YOUR INSTRUCTIONS:
Exactly as written, quote every line that follows, skipping the images.

SOURCE DATA:

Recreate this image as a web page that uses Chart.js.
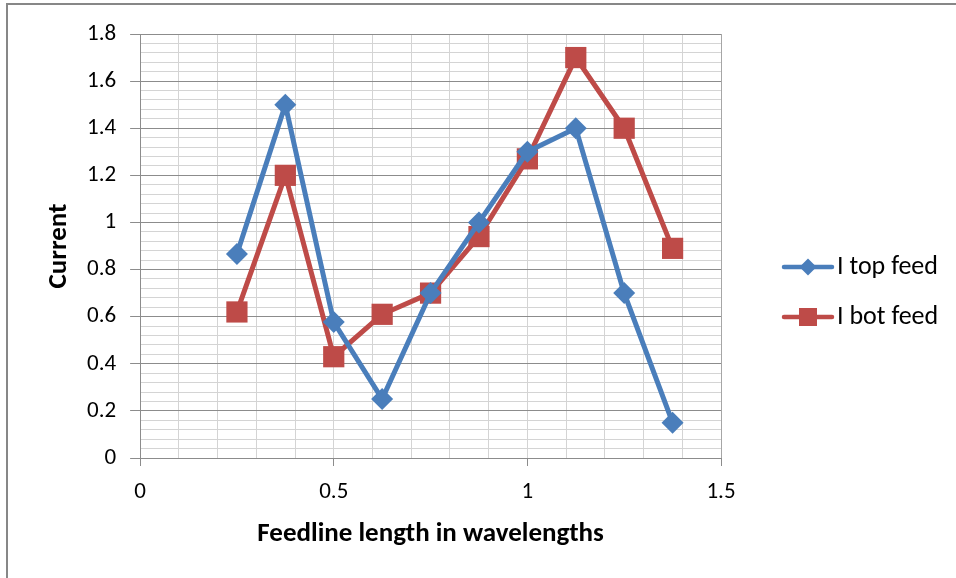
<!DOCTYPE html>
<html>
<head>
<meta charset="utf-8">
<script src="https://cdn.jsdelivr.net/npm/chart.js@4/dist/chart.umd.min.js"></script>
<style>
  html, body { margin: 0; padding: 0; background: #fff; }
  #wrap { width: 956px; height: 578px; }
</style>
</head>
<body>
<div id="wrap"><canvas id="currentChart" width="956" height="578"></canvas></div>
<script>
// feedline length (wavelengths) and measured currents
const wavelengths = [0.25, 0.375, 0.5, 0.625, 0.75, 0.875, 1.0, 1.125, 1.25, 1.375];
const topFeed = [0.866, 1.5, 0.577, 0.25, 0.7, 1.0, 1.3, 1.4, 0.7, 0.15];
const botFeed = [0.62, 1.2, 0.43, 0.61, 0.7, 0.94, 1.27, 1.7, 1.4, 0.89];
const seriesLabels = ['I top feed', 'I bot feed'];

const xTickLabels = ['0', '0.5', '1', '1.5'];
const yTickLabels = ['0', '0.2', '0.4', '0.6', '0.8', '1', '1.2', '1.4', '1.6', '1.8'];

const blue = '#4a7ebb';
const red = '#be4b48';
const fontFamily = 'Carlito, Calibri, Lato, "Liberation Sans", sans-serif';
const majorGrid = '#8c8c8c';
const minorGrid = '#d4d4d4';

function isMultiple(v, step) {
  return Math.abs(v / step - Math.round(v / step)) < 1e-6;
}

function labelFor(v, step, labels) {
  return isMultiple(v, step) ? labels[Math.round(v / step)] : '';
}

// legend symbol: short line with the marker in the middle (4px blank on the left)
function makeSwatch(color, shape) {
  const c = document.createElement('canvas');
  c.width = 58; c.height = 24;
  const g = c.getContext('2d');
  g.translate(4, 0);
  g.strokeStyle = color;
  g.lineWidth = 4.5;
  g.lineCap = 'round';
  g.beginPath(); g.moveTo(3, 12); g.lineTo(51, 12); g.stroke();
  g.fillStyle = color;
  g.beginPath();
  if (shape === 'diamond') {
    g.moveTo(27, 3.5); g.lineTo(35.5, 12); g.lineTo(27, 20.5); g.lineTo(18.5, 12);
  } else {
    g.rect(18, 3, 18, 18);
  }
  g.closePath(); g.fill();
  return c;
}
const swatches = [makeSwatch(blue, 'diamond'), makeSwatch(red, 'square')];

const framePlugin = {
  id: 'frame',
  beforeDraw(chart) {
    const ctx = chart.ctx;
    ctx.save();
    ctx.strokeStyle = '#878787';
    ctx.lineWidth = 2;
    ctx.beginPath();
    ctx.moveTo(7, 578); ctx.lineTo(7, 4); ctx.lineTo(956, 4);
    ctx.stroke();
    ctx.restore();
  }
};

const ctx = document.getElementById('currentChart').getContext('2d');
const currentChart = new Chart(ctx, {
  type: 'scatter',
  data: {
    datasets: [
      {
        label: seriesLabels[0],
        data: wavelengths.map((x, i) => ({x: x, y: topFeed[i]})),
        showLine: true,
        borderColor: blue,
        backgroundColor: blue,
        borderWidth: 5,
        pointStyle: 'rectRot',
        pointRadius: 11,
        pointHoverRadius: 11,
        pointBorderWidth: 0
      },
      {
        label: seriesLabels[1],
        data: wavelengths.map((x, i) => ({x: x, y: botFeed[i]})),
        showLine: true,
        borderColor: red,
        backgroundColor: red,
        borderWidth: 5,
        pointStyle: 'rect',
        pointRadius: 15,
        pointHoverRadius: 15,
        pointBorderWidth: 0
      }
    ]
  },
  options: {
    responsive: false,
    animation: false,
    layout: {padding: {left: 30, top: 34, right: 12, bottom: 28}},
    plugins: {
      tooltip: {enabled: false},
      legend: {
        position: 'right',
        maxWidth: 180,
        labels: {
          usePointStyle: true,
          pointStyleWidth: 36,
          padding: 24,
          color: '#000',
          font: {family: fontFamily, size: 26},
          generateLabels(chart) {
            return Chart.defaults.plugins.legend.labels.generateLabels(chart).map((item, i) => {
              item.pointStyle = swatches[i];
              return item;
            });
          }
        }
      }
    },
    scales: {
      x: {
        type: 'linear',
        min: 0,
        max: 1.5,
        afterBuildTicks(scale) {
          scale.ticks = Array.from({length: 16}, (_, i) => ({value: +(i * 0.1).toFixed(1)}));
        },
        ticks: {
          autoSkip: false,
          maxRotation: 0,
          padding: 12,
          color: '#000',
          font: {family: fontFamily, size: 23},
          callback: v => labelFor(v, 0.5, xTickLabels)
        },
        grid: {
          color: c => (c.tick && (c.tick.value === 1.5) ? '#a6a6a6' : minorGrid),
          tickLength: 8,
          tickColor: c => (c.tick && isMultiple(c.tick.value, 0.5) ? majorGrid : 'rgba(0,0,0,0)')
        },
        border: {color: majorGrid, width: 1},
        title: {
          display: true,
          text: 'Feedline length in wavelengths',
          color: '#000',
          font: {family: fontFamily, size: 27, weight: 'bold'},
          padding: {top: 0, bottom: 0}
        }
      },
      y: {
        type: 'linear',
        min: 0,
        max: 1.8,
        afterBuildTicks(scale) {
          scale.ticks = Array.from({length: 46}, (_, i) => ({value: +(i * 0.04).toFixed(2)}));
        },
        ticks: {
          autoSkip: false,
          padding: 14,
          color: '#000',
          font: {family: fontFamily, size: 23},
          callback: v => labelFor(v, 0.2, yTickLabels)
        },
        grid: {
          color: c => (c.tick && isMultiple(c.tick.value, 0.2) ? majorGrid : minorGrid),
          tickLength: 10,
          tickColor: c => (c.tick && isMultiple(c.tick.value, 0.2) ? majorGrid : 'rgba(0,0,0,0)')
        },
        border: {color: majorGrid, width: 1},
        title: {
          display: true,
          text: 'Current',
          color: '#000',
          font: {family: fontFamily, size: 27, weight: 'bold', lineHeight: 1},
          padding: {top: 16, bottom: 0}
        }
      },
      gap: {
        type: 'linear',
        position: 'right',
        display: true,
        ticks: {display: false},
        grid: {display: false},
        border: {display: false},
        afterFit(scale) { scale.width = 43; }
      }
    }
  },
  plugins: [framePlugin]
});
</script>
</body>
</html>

OUTPUT BELOW:
Recreate this image as a web page that uses Chart.js.
<!DOCTYPE html>
<html>
<head>
<meta charset="utf-8">
<script src="https://cdn.jsdelivr.net/npm/chart.js@4/dist/chart.umd.min.js"></script>
<style>
  html, body { margin: 0; padding: 0; background: #fff; }
  #wrap { width: 956px; height: 578px; }
</style>
</head>
<body>
<div id="wrap"><canvas id="currentChart" width="956" height="578"></canvas></div>
<script>
// feedline length (wavelengths) and measured currents
const wavelengths = [0.25, 0.375, 0.5, 0.625, 0.75, 0.875, 1.0, 1.125, 1.25, 1.375];
const topFeed = [0.866, 1.5, 0.577, 0.25, 0.7, 1.0, 1.3, 1.4, 0.7, 0.15];
const botFeed = [0.62, 1.2, 0.43, 0.61, 0.7, 0.94, 1.27, 1.7, 1.4, 0.89];
const seriesLabels = ['I top feed', 'I bot feed'];

const xTickLabels = ['0', '0.5', '1', '1.5'];
const yTickLabels = ['0', '0.2', '0.4', '0.6', '0.8', '1', '1.2', '1.4', '1.6', '1.8'];

const blue = '#4a7ebb';
const red = '#be4b48';
const fontFamily = 'Carlito, Calibri, Lato, "Liberation Sans", sans-serif';
const majorGrid = '#8c8c8c';
const minorGrid = '#d4d4d4';

function isMultiple(v, step) {
  return Math.abs(v / step - Math.round(v / step)) < 1e-6;
}

function labelFor(v, step, labels) {
  return isMultiple(v, step) ? labels[Math.round(v / step)] : '';
}

// legend symbol: short line with the marker in the middle (4px blank on the left)
function makeSwatch(color, shape) {
  const c = document.createElement('canvas');
  c.width = 58; c.height = 24;
  const g = c.getContext('2d');
  g.translate(4, 0);
  g.strokeStyle = color;
  g.lineWidth = 4.5;
  g.lineCap = 'round';
  g.beginPath(); g.moveTo(3, 12); g.lineTo(51, 12); g.stroke();
  g.fillStyle = color;
  g.beginPath();
  if (shape === 'diamond') {
    g.moveTo(27, 3.5); g.lineTo(35.5, 12); g.lineTo(27, 20.5); g.lineTo(18.5, 12);
  } else {
    g.rect(18, 3, 18, 18);
  }
  g.closePath(); g.fill();
  return c;
}
const swatches = [makeSwatch(blue, 'diamond'), makeSwatch(red, 'square')];

const framePlugin = {
  id: 'frame',
  beforeDraw(chart) {
    const ctx = chart.ctx;
    ctx.save();
    ctx.strokeStyle = '#878787';
    ctx.lineWidth = 2;
    ctx.beginPath();
    ctx.moveTo(7, 578); ctx.lineTo(7, 4); ctx.lineTo(956, 4);
    ctx.stroke();
    ctx.restore();
  }
};

const ctx = document.getElementById('currentChart').getContext('2d');
const currentChart = new Chart(ctx, {
  type: 'scatter',
  data: {
    datasets: [
      {
        label: seriesLabels[0],
        data: wavelengths.map((x, i) => ({x: x, y: topFeed[i]})),
        showLine: true,
        borderColor: blue,
        backgroundColor: blue,
        borderWidth: 5,
        pointStyle: 'rectRot',
        pointRadius: 11,
        pointHoverRadius: 11,
        pointBorderWidth: 0
      },
      {
        label: seriesLabels[1],
        data: wavelengths.map((x, i) => ({x: x, y: botFeed[i]})),
        showLine: true,
        borderColor: red,
        backgroundColor: red,
        borderWidth: 5,
        pointStyle: 'rect',
        pointRadius: 15,
        pointHoverRadius: 15,
        pointBorderWidth: 0
      }
    ]
  },
  options: {
    responsive: false,
    animation: false,
    layout: {padding: {left: 30, top: 34, right: 12, bottom: 28}},
    plugins: {
      tooltip: {enabled: false},
      legend: {
        position: 'right',
        maxWidth: 180,
        labels: {
          usePointStyle: true,
          pointStyleWidth: 36,
          padding: 24,
          color: '#000',
          font: {family: fontFamily, size: 26},
          generateLabels(chart) {
            return Chart.defaults.plugins.legend.labels.generateLabels(chart).map((item, i) => {
              item.pointStyle = swatches[i];
              return item;
            });
          }
        }
      }
    },
    scales: {
      x: {
        type: 'linear',
        min: 0,
        max: 1.5,
        afterBuildTicks(scale) {
          scale.ticks = Array.from({length: 16}, (_, i) => ({value: +(i * 0.1).toFixed(1)}));
        },
        ticks: {
          autoSkip: false,
          maxRotation: 0,
          padding: 12,
          color: '#000',
          font: {family: fontFamily, size: 23},
          callback: v => labelFor(v, 0.5, xTickLabels)
        },
        grid: {
          color: c => (c.tick && (c.tick.value === 1.5) ? '#a6a6a6' : minorGrid),
          tickLength: 8,
          tickColor: c => (c.tick && isMultiple(c.tick.value, 0.5) ? majorGrid : 'rgba(0,0,0,0)')
        },
        border: {color: majorGrid, width: 1},
        title: {
          display: true,
          text: 'Feedline length in wavelengths',
          color: '#000',
          font: {family: fontFamily, size: 27, weight: 'bold'},
          padding: {top: 0, bottom: 0}
        }
      },
      y: {
        type: 'linear',
        min: 0,
        max: 1.8,
        afterBuildTicks(scale) {
          scale.ticks = Array.from({length: 46}, (_, i) => ({value: +(i * 0.04).toFixed(2)}));
        },
        ticks: {
          autoSkip: false,
          padding: 14,
          color: '#000',
          font: {family: fontFamily, size: 23},
          callback: v => labelFor(v, 0.2, yTickLabels)
        },
        grid: {
          color: c => (c.tick && isMultiple(c.tick.value, 0.2) ? majorGrid : minorGrid),
          tickLength: 10,
          tickColor: c => (c.tick && isMultiple(c.tick.value, 0.2) ? majorGrid : 'rgba(0,0,0,0)')
        },
        border: {color: majorGrid, width: 1},
        title: {
          display: true,
          text: 'Current',
          color: '#000',
          font: {family: fontFamily, size: 27, weight: 'bold', lineHeight: 1},
          padding: {top: 16, bottom: 0}
        }
      },
      gap: {
        type: 'linear',
        position: 'right',
        display: true,
        ticks: {display: false},
        grid: {display: false},
        border: {display: false},
        afterFit(scale) { scale.width = 43; }
      }
    }
  },
  plugins: [framePlugin]
});
</script>
</body>
</html>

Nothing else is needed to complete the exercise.